All in all, I find this method works well if you're using a select few exercises per workout. But if you're using a more bodybuilding type split with 3-4 exercises per muscle group, I would use a more traditional set/rep scheme.


#4

yea...I've only been using this method for about 2 weeks and I like the fact that I don't have to worry about missing a lift.

Like I said before, I have always ramped my sets and stumbled across Waterbury's article about totaling reps and it made sense to me.

I may keep doing this for a few more weeks to see how I like it. Then make a decision whether to keep it or go back to pyramiding.


#5

Never


#6

Tried it while I was doing his Quattro Dynamo workout a few years back. For me I would say that the total rep range for hypertrophy is too high, anything above 25 reps per movement plane had me burned out in no time. Also tried the 8x3 concept for three weekly sessions and got more or less the same result (burnout that is).

I've found that something like 15-18 reps is just about right for me but I do full-body workouts 3-4 days a week so for anyone doing a split 15-18 would probably be on the low end. I would like to say that apart from the total rep range Quattro Dynamo got me some great results.

I've always been a "hardgainer" (my problem is getting enough clean calories and enough rest and I know it so basically I'm an "under-eater" rather than a hardgainer) and that workout was the only one where I got results that people actually noticed. I've always been in good shape but you probably wouldn't have guessed I hoisted iron unless I took my shirt off, but 5 weeks of that program and I got a lot of the "been pumping iron?" questions for the first time in my life. Sadly I haven't been able to fit that kind of volume into my life since then.


#7

i don't do full body workouts...never will

i'm not even talking about outlined set/rep ranges. i'm talking about his rep total method.


#8

i know that the vast majority, if not ALL really big guys got big using traditional set/rep schemes. This method just caught my attention as I am always looking for a better way to get the job done.


#9

That's what I was talking about, that's why I wrote TOTAL REP RANGE.


#10

Yep, many here have tried many of his methods. Not sure how familiar you are with this place, as it says you joined in just the last couple weeks, but Waterbury has been around this site for at least 5 or 6 years I think? Long before he had any books out or was known anywhere nationally outside of this site. And many of us have tried many of his methods since he first came on the scene.
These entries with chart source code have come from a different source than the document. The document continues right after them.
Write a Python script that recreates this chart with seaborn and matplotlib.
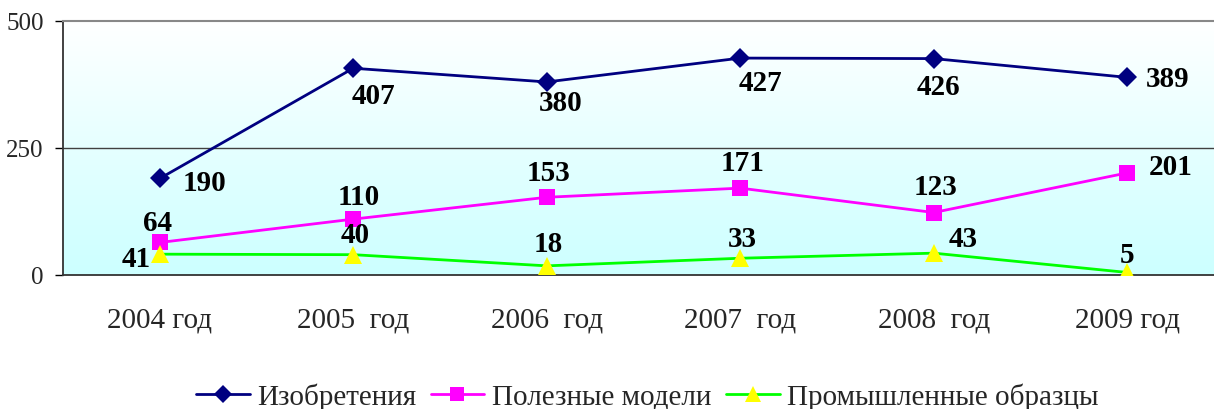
import numpy as np
import pandas as pd
import matplotlib
matplotlib.use("Agg")
import matplotlib.pyplot as plt
import seaborn as sns
from matplotlib.lines import Line2D

sns.set_style("white")
plt.rcParams['font.family'] = ['Liberation Serif', 'DejaVu Serif']

years = ["2004 год", "2005  год", "2006  год", "2007  год", "2008  год", "2009 год"]
series_names = ["Изобретения", "Полезные модели", "Промышленные образцы"]
inventions = [190, 407, 380, 427, 426, 389]
utility_models = [64, 110, 153, 171, 123, 201]
industrial_designs = [41, 40, 18, 33, 43, 5]
y_ticks = [0, 250, 500]

values = [inventions, utility_models, industrial_designs]
colors = ["#000080", "#FF00FF", "#00FF00"]
marker_face = ["#000080", "#FF00FF", "#FFFF00"]
markers = ["D", "s", "^"]
msizes = [10, 11, 13.5]
# label offsets in pixels (style only)
offsets = [
    [(45, -4), (20, -27), (14, -21), (20, -24), (5, -28), (40, -1)],
    [(-2, 20), (5, 23), (2, 25), (2, 26), (2, 26), (43, 6)],
    [(-24, -4), (2, 20), (2, 22), (2, 20), (29, 15), (0, 18)],
]

fig = plt.figure(figsize=(12.14, 4.10), dpi=100)
W, H = 1214, 410
ax = fig.add_axes([63 / W, (H - 276) / H, (1224 - 63) / W, 254 / H])

# gradient background
grad = np.linspace(0, 1, 256).reshape(-1, 1)
top = np.array([1.0, 1.0, 1.0])
bot = np.array([0.80, 1.0, 1.0])
img = top[None, None, :] * (1 - grad[:, :, None]) + bot[None, None, :] * grad[:, :, None]
ax.imshow(img, extent=[0, 1, 0, 1], transform=ax.transAxes, aspect='auto', zorder=0)

x = np.arange(len(years))
for i, (name, vals) in enumerate(zip(series_names, values)):
    df = pd.DataFrame({"x": x, "y": vals})
    sns.lineplot(data=df, x="x", y="y", ax=ax, color=colors[i], lw=2, zorder=3,
                 marker=markers[i], markersize=msizes[i], markerfacecolor=marker_face[i],
                 markeredgecolor=marker_face[i], markeredgewidth=0)
    for j, v in enumerate(vals):
        ax.annotate(str(v), (x[j], v), xytext=offsets[i][j], textcoords='offset pixels',
                    ha='center', va='center', fontsize=21, fontweight='bold', color='black',
                    zorder=5)

ax.set_xlim(-0.5, len(years) - 0.5)
ax.set_ylim(0, 500)
ax.set_yticks(y_ticks)
ax.set_yticklabels([str(t) for t in y_ticks], fontsize=18)
ax.set_xticks(x)
ax.set_xticklabels(years, fontsize=21)
ax.set_xticks(np.arange(len(years) + 1) - 0.5, minor=True)
ax.tick_params(axis='x', which='major', length=0, pad=23)
ax.tick_params(axis='x', which='minor', length=7, width=1, direction='out', color='black')
ax.tick_params(axis='y', which='major', length=6, width=1, direction='out', color='black', pad=8, left=True)
ax.set_xlabel("")
ax.set_ylabel("")
ax.axhline(250, color='#404040', lw=1, zorder=1)
for s in ['left', 'bottom']:
    ax.spines[s].set_color('#333333')
    ax.spines[s].set_linewidth(1.3)
ax.spines['top'].set_color('#888888')
ax.spines['top'].set_linewidth(1.5)
ax.spines['right'].set_visible(False)

handles = [Line2D([0], [0], color=colors[i], lw=2, marker=markers[i], markersize=msizes[i] * 0.9,
                  markerfacecolor=marker_face[i], markeredgewidth=0) for i in range(3)]
fig.legend(handles, series_names, loc='center', bbox_to_anchor=(647 / W, 1 - 397 / H),
           ncol=3, frameon=False, fontsize=21, handlelength=1.85, handletextpad=0.25,
           columnspacing=0.5, borderpad=0)

fig.savefig("out.png", dpi=100)
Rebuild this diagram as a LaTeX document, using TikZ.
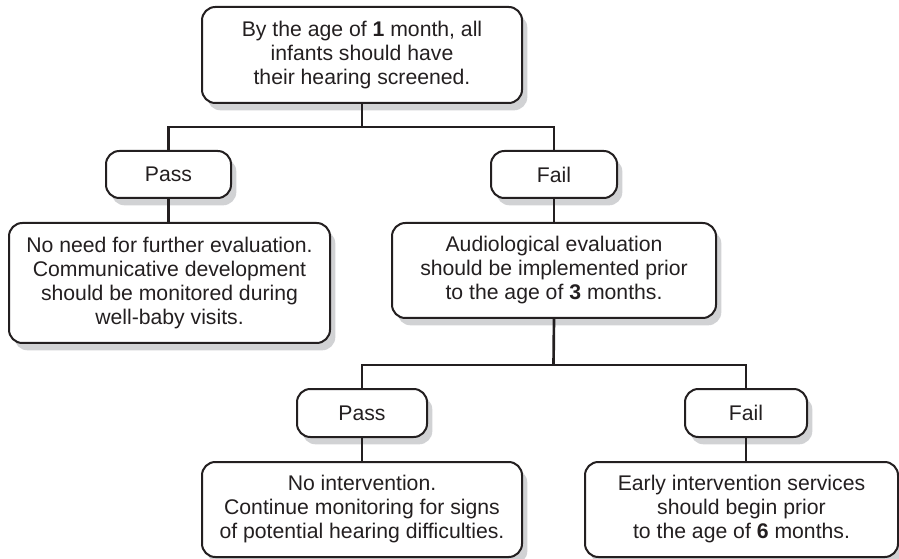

The total reps method isn't "his" per se (which you probly already knew), I've been using it in context of a Westside routine for years before he came up with it. Also, something similar for olympic lifts based on frequency has been around for a few decades, and I've used that. Handy method for assistance work on GHRs and stuff like that. Not sure I'd ever want to use it for a max lift or heavy stuff though. That is too dependent on how I feel that day. I already have targets for max number of lifts in a percentage zone anyway (from a modified Prilepin's table) for the big 3 and analogues.

As far as the total reps go, I think his suggestion for 15 reps is significantly high on the max strength zone, unless you're only training a lift 2x a week. For higher frequency I never go above 12 on really really good days, and usually stay below 10 most days.

I think his rec's for size are too low actually, though it depends on your training frequency as with everything else. For whole body workouts done 3-4 times weekly, probably about right, and I'm using a close target rep # for my recovery plan right now because I'm using whole body workouts. For Upper/lower splits though, or anything more split-up, too low. Much too low.

One of the big things I don't like about Waterbury is that he tends to undercut the amount of volume necessary in a split routine. This is usually because he's a "whole body" or upper/lower split guy. he hates bp splits. If I only did 50 total reps on leg day between 2 exercises I'd never get stronger because I'd be missing the assistance work I need. If you multiply that by 2, then that's about right, give or take my training periodization. And I do that 2x a week (normally, not now).


#11

yea..i'm not talking about the volume he recommends. i know how many exercises and sets I need to grow.

I'm just talking about the whole total rep thing and using the same weight for every set while not caring about how many sets it takes to get to your total.

The reason that I DO like this method is because I am assured that I will be getting the same volume EVERY time i train that muscle.


#12

I've been doing MRT program (15 total reps for strength, 25 for functional hypertrophy, 50 for endurance) and 25 Method (only 5RM loads).

Pro:

-bigger load (25 reps with 5RM instead of 25 with 6-7RM on a Starr/Madcow template);

  • good conditioning effect (short rest periods);

  • safety: you stop a set once form deteriorate (no "grinding");

  • no big DOMS

Cons:

  • once you get relatively strong (squat 5RM=2xbw), TBT are very draining;

I'd say that such a program suits better athletes than BBers, although (in my case) the 25 Method it's been very good after a two months layoff from training.


#13

Gotcha. Well, yes I like the method. Mostly as a means to use for accessory work instead of my main lifts though. I have used it in the past during higher frequency training when the reps were less, but outside of that, I don't like it for max strength movements.


#14

I make it a point to never accept weight lifting advice from someone I'd almost go gay for. CW is just too good looking. Strength and Muscle coaches should be ugly as piss. CW looks like he should be on Days of Our Lives (sorry CW!)

Seriously though...try it. If it works it works, if it doesn't it doesn't. Ain't no magic in pain and discomfort. If you can sweat like a fat kid in line for seconds at the lunch line while lifting nothing but bi's and tri's you've got good intensity. Intensity trumps program specs.


#15

i'm not looking to do full body workouts. i'm only talking about using this set/rep method.